Я сердился на отца за то, что он жил иначе, чем я, что он счастливо жил в обществе, не особенно обращая внимание на мелкие ссоры из-за ничего, весело смеясь вместе со своими товарищами и с теми, кого он любил. Но какой-то частью своего разума я понимал и то, что вместо «сержусь» я мог бы сказать «завидую», и, возможно, это было бы более подходящим словом. В то время я часто спрашивал себя гневным голосом: «Что такое счастье?» Является ли счастьем жить совершенно одному в комнате, погрузившись в серьезные мысли? Или же счастье — это жить спокойной жизнью, веря в те же самые вещи, что и все общество, что и каждый человек в отдельности, а точнее, делая вид, что веришь? Писать тайно свои писания в том месте, которое никто не видит, стараясь выглядеть так, словно ты живешь в гармонии со всеми, — что это, в сущности, счастье или несчастье? Но это были очень гневные, капризно-сварливые вопросы. К тому же с чего это я тогда взял, что мерилом жизни является счастье? Люди, газеты, иными словами, все всегда вели себя так, будто самое главное жизненное мерило — это счастье. Даже одно только это разве не превращало вопрос о правомерности противоположного в тему, достойную исследования? А, в сущности, насколько я знал своего отца, всегда убегавшего от нас, от своей семьи, насколько я мог видеть его тревоги и беспокойства?
Именно эти мысли побудили меня открыть чемодан отца. Могло ли быть в жизни отца несчастье, о котором я не знал, могла ли быть какая-то тайна, которую он мог хранить, доверяя только бумаге? Открыв чемодан, я сразу же вспомнил его знакомый с детства запах, понял, что и некоторые тетради я знаю, что отец мне показывал их годами раньше, стараясь не акцентировать на них внимание.
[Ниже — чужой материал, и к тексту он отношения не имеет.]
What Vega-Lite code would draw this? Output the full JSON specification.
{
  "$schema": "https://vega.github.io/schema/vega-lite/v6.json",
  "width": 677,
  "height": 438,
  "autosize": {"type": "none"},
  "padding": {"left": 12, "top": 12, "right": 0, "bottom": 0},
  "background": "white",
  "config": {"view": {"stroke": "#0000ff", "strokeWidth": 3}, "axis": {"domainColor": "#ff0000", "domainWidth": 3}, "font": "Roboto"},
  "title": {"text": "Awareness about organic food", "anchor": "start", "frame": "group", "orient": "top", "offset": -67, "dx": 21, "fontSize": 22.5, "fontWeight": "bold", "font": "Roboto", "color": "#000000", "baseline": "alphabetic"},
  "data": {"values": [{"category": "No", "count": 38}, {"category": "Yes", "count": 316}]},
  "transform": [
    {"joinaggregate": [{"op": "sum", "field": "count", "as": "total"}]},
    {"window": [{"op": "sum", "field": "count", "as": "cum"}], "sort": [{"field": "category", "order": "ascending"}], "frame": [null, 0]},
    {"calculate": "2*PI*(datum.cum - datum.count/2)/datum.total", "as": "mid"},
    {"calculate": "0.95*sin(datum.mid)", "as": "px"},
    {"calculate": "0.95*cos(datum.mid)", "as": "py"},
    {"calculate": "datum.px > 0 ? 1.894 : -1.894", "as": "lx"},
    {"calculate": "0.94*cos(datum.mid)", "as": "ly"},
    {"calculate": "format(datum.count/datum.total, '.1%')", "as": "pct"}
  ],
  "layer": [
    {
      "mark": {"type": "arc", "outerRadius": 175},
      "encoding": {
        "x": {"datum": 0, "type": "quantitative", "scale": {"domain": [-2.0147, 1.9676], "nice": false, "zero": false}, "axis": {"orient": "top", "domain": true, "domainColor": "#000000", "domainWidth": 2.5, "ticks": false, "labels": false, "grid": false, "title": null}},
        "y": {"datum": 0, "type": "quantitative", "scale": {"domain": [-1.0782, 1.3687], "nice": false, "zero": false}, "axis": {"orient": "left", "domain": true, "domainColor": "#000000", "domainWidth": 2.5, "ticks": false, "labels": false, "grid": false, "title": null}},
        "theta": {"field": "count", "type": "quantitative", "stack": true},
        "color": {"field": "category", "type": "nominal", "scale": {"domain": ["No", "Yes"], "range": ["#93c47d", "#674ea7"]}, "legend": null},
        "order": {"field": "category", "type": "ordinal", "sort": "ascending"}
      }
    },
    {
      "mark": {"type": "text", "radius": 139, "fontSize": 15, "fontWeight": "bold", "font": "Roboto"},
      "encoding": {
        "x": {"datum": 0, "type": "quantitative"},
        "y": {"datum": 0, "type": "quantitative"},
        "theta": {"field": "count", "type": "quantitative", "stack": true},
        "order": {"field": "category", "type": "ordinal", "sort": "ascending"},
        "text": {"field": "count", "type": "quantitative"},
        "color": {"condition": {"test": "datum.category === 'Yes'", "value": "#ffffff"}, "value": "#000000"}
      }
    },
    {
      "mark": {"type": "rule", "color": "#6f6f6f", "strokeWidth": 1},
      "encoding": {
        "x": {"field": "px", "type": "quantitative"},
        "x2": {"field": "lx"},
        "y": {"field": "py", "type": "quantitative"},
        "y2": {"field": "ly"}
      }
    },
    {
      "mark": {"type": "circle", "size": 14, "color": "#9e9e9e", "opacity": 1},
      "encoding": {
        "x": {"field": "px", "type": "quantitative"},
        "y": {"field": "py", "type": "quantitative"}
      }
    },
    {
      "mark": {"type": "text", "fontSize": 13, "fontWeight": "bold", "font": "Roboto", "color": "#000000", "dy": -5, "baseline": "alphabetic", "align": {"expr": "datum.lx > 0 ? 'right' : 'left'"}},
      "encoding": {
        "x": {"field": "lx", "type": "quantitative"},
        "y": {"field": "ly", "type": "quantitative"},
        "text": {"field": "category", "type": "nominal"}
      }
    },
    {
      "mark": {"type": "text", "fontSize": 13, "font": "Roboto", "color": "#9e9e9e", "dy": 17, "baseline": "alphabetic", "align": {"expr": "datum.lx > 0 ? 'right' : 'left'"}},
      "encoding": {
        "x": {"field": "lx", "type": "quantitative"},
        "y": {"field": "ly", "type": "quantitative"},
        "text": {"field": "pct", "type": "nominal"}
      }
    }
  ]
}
Большинство тетрадей, каждую из которых я взял в руки и перелистал, относилось к годам его молодости, когда отец, бросив нас, уехал в Париж. Между тем я, подобно моим любимым писателям, биографии которых мне были хорошо известны, хотел знать, что писал и что думал мой отец, будучи в моем возрасте. Правда, очень скоро я понял, что быстро я это не смогу понять. К тому же меня беспокоил авторский голос, с которым я встречался то тут, то там на страницах тетрадей. Я думал, что этот голос не является голосом отца; либо этот голос был ненастоящий, либо он не принадлежал человеку, называемому моим настоящим отцом. В этом было нечто большее, чем страх узнать, что, когда отец писал, он не мог оставаться моим отцом. Страх перед невозможностью оставаться самим собой, настоящим собой, превысил мое волнение, связанное с тем, что написанное отцом могло бы мне не понравиться и что я мог бы обнаружить сильное влияние на него других писателей. Этот страх, как часто бывало в юности, превращался в кризис «подлинности», который заставлял меня задуматься обо всем моем существовании, обо всей моей жизни, о желании писать и обо всем том, что я написал. В первые десять лет, когда я только начал писать романы, я ощущал этот страх более отчетливо. Стараясь ему противостоять, я иногда думал, что однажды я все же окажусь побежденным и брошу писать романы, точно так же, как в свое время я бросил рисование.
Я уже сказал о двух главных чувствах, которые за короткое время пробудил во мне чемодан, то открываемый, то закрываемый мною: ощущение своей провинциальности и волнение из-за невозможности оставаться самим собой. Конечно же, это не было моим первым жизненным опытом, связанным с попыткой осмысления подобных чувств, вызывающих в человеке беспокойство. Эти чувства со всей их широтой, «побочными эффектами», нервными узлами и различными оттенками, в молодости я годами открывал и всесторонне изучал, сидя за столом и читая книги других. Я словно заражался от тех книг смутными горестями, портящими настроение обидами, растерянностью и смятением мыслей. Но в полной мере понять чувство провинциальности и стремление быть самим собой я смог только тогда, когда погрузился в сочинительство собственных книг об этом (например, «Снег» и «Стамбул» посвящены чувству провинциальности, а «Мое имя — Красный» и «Черная книга» — стремлению человека оставаться самим собой). Быть литератором для меня означает описывать в своих произведениях наши тайные раны, которые мы носим в себе, но о которых чаще всего имеем смутное представление. Превращая эти раны и горести в часть своего творчества и даже, более того, в часть своей личности, я старательно постигаю окружающий мир и самого себя.